Because this is generally a term of opprobrium to marxists and other socialists, I believe Rorty employs it with a dash of irony, signaling that his approval of these institutions is a considered, pragmatic stance, with full awareness of the leftist critiques against them.
The bourgeoisie, historically speaking, were a rough 17th-18th century equivalent to the modern upper middle class: people who made a decent amount of wealth from financial, commercial, or trade interests, who represent a class separate from shopkeepers and workers, but still below the socio-political level of the landed aristocracy. The typifying attitude of the bourgeois class was: "I've earned my wealth and deserve the fruits of it." In the early days of Liberalism this was something of a battle cry leveled again the (heritable) power of the aristocracy. In fact, our modern term 'property' (as in wealth) comes from Locke's philosophical argument that ownership is a natural (i.e. analytic) property of human beings stemming from the investment of labor in the natural world. If one puts in the labor to grow a crop, for example, one 'owns' that crop and all the proceeds derived from it in the same way that one 'owns' one's body; it is as immoral to sever a man's property from him as it is to sever his arm or leg.

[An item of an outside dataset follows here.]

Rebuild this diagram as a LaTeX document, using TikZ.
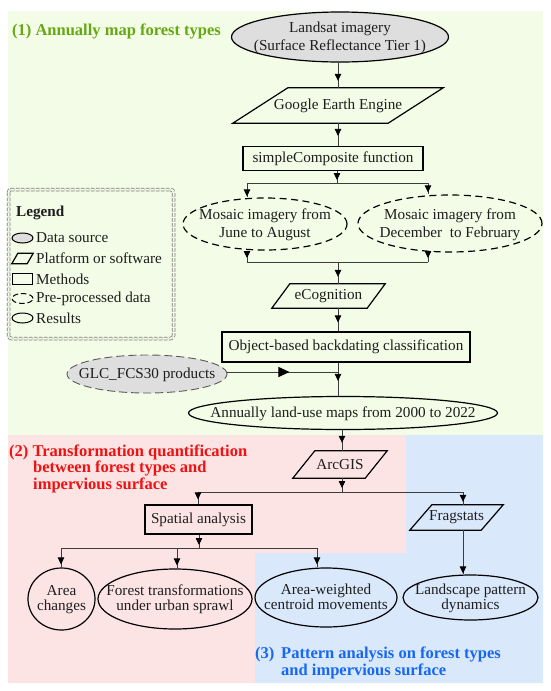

As we moved into the 19th century, this ideal of Liberalism took on a distinctly unsavory cast. It's one thing to say "I earned this so it's mine" when confronting a landed aristocracy that subsisted entirely on taxation, but it's another thing entirely to say "I earned this so it's mine" when confronting a collection of workers who do the actual labor that produces what one claims to have earned. Marx and the people influenced by him (such as Rorty) tend to use 'bourgeois' as a token of hypocrisy: of someone concealing selfishness and greed behind a mantle of philosophically noble ideals like equality and freedom. The term 'bourgeois liberalism', thus, points at that distinctly Orwellian double-think: 'all (of us) are equal, but some are more equal than others.'
This bourgeois liberalism is exactly what we have now. Even the young American Marxists never read Marx, but they do order from Amazon.
It simply means there is no right and no wrong. It's dollar governed. If you have money you can go yo Disney World no matter who you are, for example.
Today it either ends in Nihilism or fascism or both. It is really a form of Nihilism. It ends up moving toward fascism because if capitalism really is in decay due to climate change and resource depletion, then even the mainstream Biden voter, for example, must move toward fascism to preserve the financial markets and to further enslave labor ie squeeze more profit out of labor.
Read the Wikipedia on Max Kommerell for a criticism from the conservative side.
NB what about the people who do know the difference between right and wrong? The real Left and the true conservatives. This next paragraph is instructive:
Burgfriedenspolitik (German: [ˈbʊʁkfʁiːdn̩s.poliˌtiːk]), literally "castle peace politics" but more accurately a political policy of "party truce", is a German term used for the political truce the Social Democratic Party of Germany and the other political parties agreed to during World War I. The trade unions refrained from striking, the SPD voted for war credits in the Reichstag and the parties agreed not to criticize the government and its war Wikipedia
The King, Father, lives in the castle. The father doesn’t have to be male. It’s the “father idea” that is operative.
To know right and wrong means some internal dominance by Super Ego. The true conservative of course can fall into rigid authority, but so can the socialist. Hence they are always at risk of falling into line behind FATHER. Internal father. Authority. The Super Ego.
In fact, Freud used the Socialists as an example, pointing out their tendency to self-defeat at the last minute. Note the vote of war credits for the Kaiser for WWI by the SPD! Probably the most infamous day in socialist history. And then later, after WWI, during the socialist revolution in Germany, the SPD Leader was in secret contact with the reactionary Right. The socialists defeated themselves.
The chances for human liberation seem very slight because even the best people in society cannot communicate “without fear” (we think of Habermas here). It is not just external threats of violence that we fear, but the internal threat of Super Ego (and the Super Ego is just bad history passed down by the parent. Ultimately it is too rigid).